Zaslow embarked on a thorough analysis of operations workflow in the repair shop with its chief. They looked at every workstation—cleaning, polishing, repairing stations, etc.—and devised a more efficient layout to minimize how many steps workers needed to take to perform different types of repairs.
The newly built and expanded repair shop demonstrates the advantages of two decades of design work for the same company. Even though Zaslow works remotely and has never had her own office at Luxury Brand Holdings’ headquarters, she has known many of the key decision makers for years and is intimately familiar with the company’s strategy and business practices. Despite her early apprehension over the business’s altered course, remaining with the company has worked out well.
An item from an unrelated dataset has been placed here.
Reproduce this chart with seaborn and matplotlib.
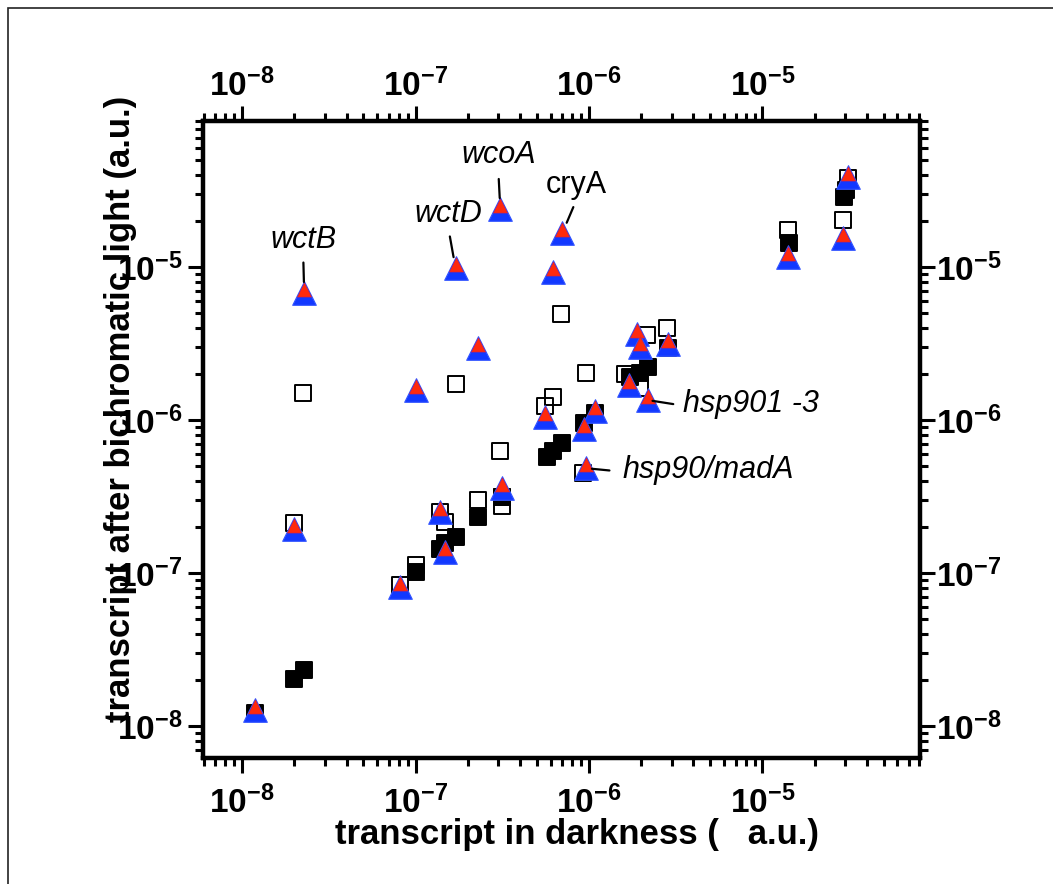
import numpy as np
import matplotlib
matplotlib.use("Agg")
import matplotlib.pyplot as plt
import seaborn as sns
from matplotlib import font_manager
from matplotlib.markers import MarkerStyle
from matplotlib.transforms import Affine2D
from matplotlib.ticker import LogLocator, FuncFormatter, NullFormatter
from matplotlib.patches import Rectangle

# ---------------- data ----------------
# bichromatic light (blue/red triangles)
tri_x = [1.19e-8, 2.0e-8, 2.28e-8, 8.16e-8, 1.0e-7, 1.39e-7, 1.48e-7, 1.70e-7, 2.30e-7,
         3.08e-7, 3.16e-7, 5.60e-7, 6.23e-7, 7.02e-7, 9.4e-7, 9.66e-7, 1.09e-6, 1.69e-6,
         1.90e-6, 1.98e-6, 2.20e-6, 2.87e-6, 1.40e-5, 2.90e-5, 3.10e-5]
tri_y = [1.27e-8, 1.94e-7, 6.76e-6, 8.10e-8, 1.57e-6, 2.51e-7, 1.37e-7, 9.85e-6, 2.96e-6,
         2.39e-5, 3.60e-7, 1.05e-6, 9.27e-6, 1.67e-5, 8.73e-7, 4.85e-7, 1.14e-6, 1.69e-6,
         3.65e-6, 3.00e-6, 1.35e-6, 3.13e-6, 1.16e-5, 1.55e-5, 3.87e-5]

# open squares
open_x = [2.0e-8, 2.25e-8, 8.16e-8, 1.0e-7, 1.39e-7, 1.48e-7, 1.70e-7, 2.30e-7, 3.08e-7,
          3.16e-7, 3.16e-7, 5.60e-7, 6.23e-7, 6.9e-7, 9.66e-7, 9.29e-7, 1.62e-6, 1.98e-6,
          2.17e-6, 2.83e-6, 1.40e-5, 2.90e-5, 3.10e-5]
open_y = [2.12e-7, 1.50e-6, 8.36e-8, 1.13e-7, 2.51e-7, 2.15e-7, 1.72e-6, 3.00e-7, 6.27e-7,
          3.14e-7, 2.74e-7, 1.24e-6, 1.41e-6, 4.93e-6, 2.03e-6, 4.50e-7, 2.0e-6, 1.62e-6,
          3.60e-6, 3.99e-6, 1.75e-5, 2.03e-5, 3.82e-5]

# filled squares
filled_x = [1.19e-8, 2.0e-8, 2.28e-8, 1.0e-7, 1.39e-7, 1.48e-7, 1.70e-7, 2.30e-7, 3.16e-7,
            5.75e-7, 6.23e-7, 7.02e-7, 9.4e-7, 1.09e-6, 1.73e-6, 1.98e-6, 2.20e-6, 2.87e-6,
            1.42e-5, 2.95e-5, 3.05e-5]
filled_y = [1.22e-8, 2.03e-8, 2.32e-8, 1.02e-7, 1.44e-7, 1.57e-7, 1.72e-7, 2.32e-7, 3.14e-7,
            5.73e-7, 6.27e-7, 7.08e-7, 9.55e-7, 1.11e-6, 1.91e-6, 2.03e-6, 2.22e-6, 2.96e-6,
            1.44e-5, 2.87e-5, 3.18e-5]

# gene labels attached to triangle points (index into tri arrays)
ann_labels = ["wctB", "wctD", "wcoA", "cryA", "hsp90/madA", "hsp901 -3"]
ann_index = [2, 7, 9, 13, 15, 20]

x_label = "transcript in darkness (   a.u.)"
y_label = "transcript after bichromatic light (a.u.)"

# ---------------- styling ----------------
sns.set_theme(style="ticks")
names = {f.name for f in font_manager.fontManager.ttflist}
narrow = "Liberation Sans Narrow" in names
lab_family = "Liberation Sans Narrow" if narrow else "Liberation Sans"
lab_size = 31 if narrow else 25
tick_size = 30 if narrow else 24

plt.rcParams["font.family"] = ["Liberation Sans", "DejaVu Sans"]
plt.rcParams["mathtext.fontset"] = "custom"
for k in ("rm", "bf", "it", "sf"):
    plt.rcParams["mathtext." + k] = lab_family + ":bold"
for k in ("text.color", "axes.labelcolor", "xtick.color", "ytick.color",
          "axes.edgecolor"):
    plt.rcParams[k] = "black"

fig = plt.figure(figsize=(10.53, 8.84), dpi=100)
fig.patch.set_facecolor("white")
ax = fig.add_axes([0.1928, 0.1425, 0.6809, 0.7206])
ax.set_facecolor("white")

blue = "#1238ff"
red = "#ff2a0c"

sns.scatterplot(x=open_x, y=open_y, ax=ax, marker="s", s=11.5 ** 2,
                facecolor="none", edgecolor="black", linewidth=1.4, zorder=3)
sns.scatterplot(x=filled_x, y=filled_y, ax=ax, marker="s", s=11.5 ** 2,
                color="black", edgecolor="black", linewidth=1.4, zorder=4)
sns.scatterplot(x=tri_x, y=tri_y, ax=ax, marker="^", s=17 ** 2,
                color=blue, edgecolor="#3355ff", linewidth=0.8, zorder=5)
red_marker = MarkerStyle("^", transform=Affine2D().scale(0.6).translate(0, 0.15))
sns.scatterplot(x=tri_x, y=tri_y, ax=ax, marker=red_marker, s=17 ** 2,
                color=red, edgecolor="#d0204a", linewidth=0.4, zorder=6)

xlim = (5.95e-9, 8.1e-5)
ylim = (6.2e-9, 9.0e-5)
ax.set_xscale("log")
ax.set_yscale("log")
ax.set_xlim(*xlim)
ax.set_ylim(*ylim)

# twin axes carry the top and right tick labels (own padding)
axt = ax.twiny()
axt.set_xscale("log")
axt.set_xlim(*xlim)
axr = ax.twinx()
axr.set_yscale("log")
axr.set_ylim(*ylim)

fmt = FuncFormatter(lambda v, p: r"$\mathbf{10^{%d}}$" % int(round(np.log10(v))))
for axis in (ax.xaxis, ax.yaxis, axt.xaxis, axr.yaxis):
    axis.set_major_locator(LogLocator(base=10, numticks=20))
    axis.set_minor_locator(LogLocator(base=10, subs=np.arange(2, 10), numticks=100))
    axis.set_major_formatter(fmt)
    axis.set_minor_formatter(NullFormatter())

for a in (ax, axt, axr):
    for sp in a.spines.values():
        sp.set_visible(True)
        sp.set_linewidth(3.0)
        sp.set_color("black")
    a.grid(False)

ax.tick_params(which="both", direction="out", top=False, right=False,
               labeltop=False, labelright=False, bottom=True, left=True,
               color="black", width=2.2)
ax.tick_params(which="major", length=11, labelsize=tick_size)
ax.tick_params(which="minor", length=6)
ax.xaxis.set_tick_params(which="major", pad=8.5)
ax.yaxis.set_tick_params(which="major", pad=4)

axt.tick_params(axis="x", which="both", direction="out", top=True, bottom=False,
                labeltop=True, labelbottom=False, color="black", width=2.2)
axt.tick_params(axis="x", which="major", length=11, labelsize=tick_size, pad=2)
axt.tick_params(axis="x", which="minor", length=6)

axr.tick_params(axis="y", which="both", direction="out", right=True, left=False,
                labelright=True, labelleft=False, color="black", width=2.2)
axr.tick_params(axis="y", which="major", length=11, labelsize=tick_size, pad=0.5)
axr.tick_params(axis="y", which="minor", length=6)

ax.set_xlabel(x_label, fontfamily=lab_family, fontweight="bold", fontsize=lab_size)
ax.set_ylabel(y_label, fontfamily=lab_family, fontweight="bold", fontsize=lab_size)
ax.xaxis.set_label_coords(0.522, -0.094)
ax.yaxis.set_label_coords(-0.092, 0.548)
ax.yaxis.label.set_zorder(10)

# annotations (offsets in pixels from the point, and leader-line settings)
ann_dx = [-1, -7, -2, 14, 36, 35]
ann_dy = [45, 46, 46, 40, -10, -12]
ann_ha = ["center", "center", "center", "center", "left", "left"]
ann_style = ["italic", "italic", "italic", "normal", "italic", "italic"]
ann_rel = [(0.5, 0), (0.5, 0), (0.5, 0), (0.5, 0), (0, 0.45), (0, 0.45)]
ann_shrinkA = [3, 3, 4, 3, 7, 5]
ann_shrinkB = [8, 8, 8, 8, 4, 3]
for lab, i, dx, dy, ha, st, rel, sa, sb in zip(ann_labels, ann_index, ann_dx, ann_dy,
                                               ann_ha, ann_style, ann_rel,
                                               ann_shrinkA, ann_shrinkB):
    ax.annotate(lab, xy=(tri_x[i], tri_y[i]), xytext=(dx, dy), textcoords="offset pixels",
                ha=ha, va="baseline", fontsize=22, fontstyle=st,
                fontfamily=["Liberation Sans", "DejaVu Sans"], color="black", zorder=8,
                arrowprops=dict(arrowstyle="-", color="black", lw=1.6,
                                shrinkA=sa, shrinkB=sb, relpos=rel))

# thin frame around the figure
fig.add_artist(Rectangle((8 / 1053, -0.1), 1.2, 1.1 - 8 / 884,
                         transform=fig.transFigure, fill=False,
                         edgecolor="#222222", linewidth=1.2))

fig.savefig("out.png", dpi=100, facecolor="white")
“I was disappointed that the company was taking the foot off the gas pedal on retail sites, but I was able to shift to workspace design and exercise new problem-solving skills,” she says. The future may be a bit uncertain, but there is a possibility that her retail acumen may once again come into play.
“We have had a couple of conversations about potential pop-up shops in locations where we had a retail presence in the past,” she says. “That would remind people in those areas about the brand, and we could present new product lines and drive people to our internet site.” Certainly, Zaslow would welcome new opportunities to exercise her creativity. She clearly thrives on such challenges.